- _WHAT IS EXPECTED_
Skip the pictures, please, and write out exactly the lines from the opening of the data through the line containing "anglophones vs francophones".

━━━━━ GIVEN MATERIAL

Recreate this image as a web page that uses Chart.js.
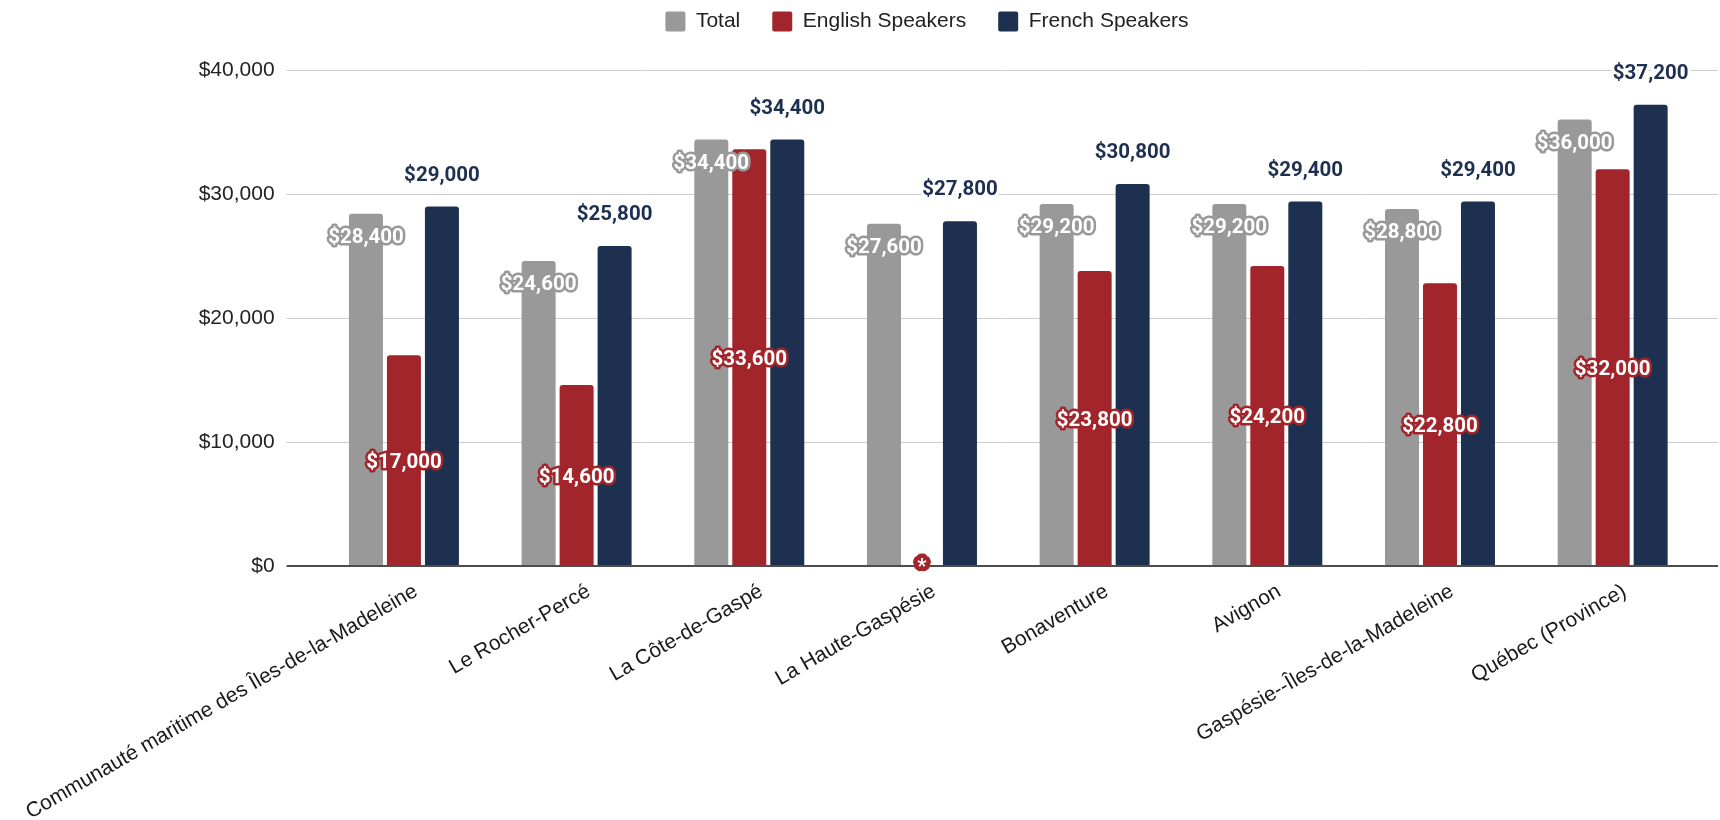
<!DOCTYPE html>
<html>
<head>
<meta charset="utf-8">
<script src="https://cdn.jsdelivr.net/npm/chart.js@4.4.1/dist/chart.umd.min.js"></script>
<style>
  html, body { margin: 0; padding: 0; background: #fff; }
  #wrap { width: 1720px; height: 820px; position: relative; }
</style>
</head>
<body>
<div id="wrap"><canvas id="income-chart"></canvas></div>
<script>
// Revenu médian par région, total vs anglophones vs francophones

const regions = [
  'Communauté maritime des Îles-de-la-Madeleine',
  'Le Rocher-Percé',
  'La Côte-de-Gaspé',
  'La Haute-Gaspésie',
  'Bonaventure',
  'Avignon',
  'Gaspésie--Îles-de-la-Madeleine',
  'Québec (Province)'
];
const totalIncome   = [28400, 24600, 34400, 27600, 29200, 29200, 28800, 36000];
const englishIncome = [17000, 14600, 33600, 0,     23800, 24200, 22800, 32000];
const frenchIncome  = [29000, 25800, 34400, 27800, 30800, 29400, 29400, 37200];
const yTicks = [0, 10000, 20000, 30000, 40000];

const GREY = '#999999';
const RED = '#a2252b';
const NAVY = '#1d3050';

function money(v) {
  return '$' + v.toLocaleString('en-US');
}

// horizontal grid lines run a bit past the bar area on both sides
const gridLines = {
  id: 'gridLines',
  beforeDatasetsDraw(chart) {
    const { ctx, chartArea, scales: { y } } = chart;
    ctx.save();
    ctx.strokeStyle = '#cccccc';
    ctx.lineWidth = 1;
    yTicks.forEach(v => {
      if (v === 0) return;
      const py = Math.round(y.getPixelForValue(v)) + 0.5;
      ctx.beginPath();
      ctx.moveTo(chartArea.left - 31, py);
      ctx.lineTo(chartArea.right + 19, py);
      ctx.stroke();
    });
    ctx.restore();
  },
  afterDatasetsDraw(chart) {
    const { ctx, chartArea, scales: { y } } = chart;
    const py = Math.round(y.getPixelForValue(0));
    ctx.save();
    ctx.strokeStyle = '#4d4d4d';
    ctx.lineWidth = 2;
    ctx.beginPath();
    ctx.moveTo(chartArea.left - 31, py);
    ctx.lineTo(chartArea.right + 19, py);
    ctx.stroke();
    ctx.restore();
  }
};

const valueLabels = {
  id: 'valueLabels',
  afterDatasetsDraw(chart) {
    const ctx = chart.ctx;
    ctx.save();
    ctx.font = 'bold 20.5px Roboto';
    ctx.textAlign = 'center';
    ctx.textBaseline = 'middle';
    ctx.lineJoin = 'round';
    chart.data.datasets.forEach((ds, i) => {
      chart.getDatasetMeta(i).data.forEach((bar, j) => {
        const v = ds.data[j];
        let text = money(v);
        let y, fill, stroke, lw;
        if (i === 0) {
          y = bar.y + 24; fill = '#ffffff'; stroke = GREY; lw = 5;
        } else if (i === 1) {
          y = (bar.y + bar.base) / 2 + 2; fill = '#ffffff'; stroke = RED; lw = 5;
          if (v === 0) { text = '*'; lw = 9; y = bar.base + 2; }
        } else {
          y = bar.y - 31; fill = NAVY; stroke = '#ffffff'; lw = 6;
        }
        ctx.lineWidth = lw;
        ctx.strokeStyle = stroke;
        ctx.strokeText(text, bar.x, y);
        ctx.fillStyle = fill;
        ctx.fillText(text, bar.x, y);
      });
    });
    ctx.restore();
  }
};

Chart.defaults.font.family = "'Liberation Sans', Arial, sans-serif";
Chart.defaults.color = '#222';

const barStyle = {
  barPercentage: 0.895,
  categoryPercentage: 0.66,
  borderRadius: { topLeft: 3, topRight: 3, bottomLeft: 0, bottomRight: 0 },
  borderSkipped: false
};

const ctx = document.getElementById('income-chart').getContext('2d');
new Chart(ctx, {
  type: 'bar',
  data: {
    labels: regions,
    datasets: [
      { label: 'Total', data: totalIncome, backgroundColor: GREY, ...barStyle },
      { label: 'English Speakers', data: englishIncome, backgroundColor: RED, ...barStyle },
      { label: 'French Speakers', data: frenchIncome, backgroundColor: NAVY, ...barStyle }
    ]
  },
  options: {
    responsive: true,
    maintainAspectRatio: false,
    animation: false,
    layout: { padding: { left: 155, right: 21, top: -21, bottom: 0 } },
    plugins: {
      legend: {
        position: 'top',
        labels: {
          boxWidth: 20,
          boxHeight: 20,
          padding: 32,
          color: '#222',
          font: { size: 21 },
          useBorderRadius: true,
          borderRadius: 2
        }
      },
      // empty title used as a gap between the legend and the plot
      title: {
        display: true,
        text: '',
        weight: 500,
        padding: 0,
        font: { size: 1, lineHeight: 28 }
      },
      tooltip: { enabled: false }
    },
    scales: {
      x: {
        grid: { display: false },
        border: { display: false },
        ticks: {
          autoSkip: false,
          minRotation: 30,
          maxRotation: 30,
          padding: 5,
          labelOffset: 12,
          color: '#1a1a1a',
          font: { size: 21 }
        },
        afterFit(scale) {
          scale.height = 254;
          scale.paddingLeft = 0;
          scale.paddingRight = 0;
        }
      },
      y: {
        min: 0,
        max: 40000,
        grid: { display: false, drawTicks: false },
        border: { display: false },
        ticks: {
          stepSize: 10000,
          padding: 43,
          color: '#222',
          font: { size: 21 },
          callback: v => money(v)
        },
        afterFit(scale) {
          scale.width = 162.6;
        }
      }
    }
  },
  plugins: [gridLines, valueLabels]
});
</script>
</body>
</html>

━━━━━━━━━━

- _ANSWER TO THE EXERCISE_
Recreate this image as a web page that uses Chart.js.
<!DOCTYPE html>
<html>
<head>
<meta charset="utf-8">
<script src="https://cdn.jsdelivr.net/npm/chart.js@4.4.1/dist/chart.umd.min.js"></script>
<style>
  html, body { margin: 0; padding: 0; background: #fff; }
  #wrap { width: 1720px; height: 820px; position: relative; }
</style>
</head>
<body>
<div id="wrap"><canvas id="income-chart"></canvas></div>
<script>
// Revenu médian par région, total vs anglophones vs francophones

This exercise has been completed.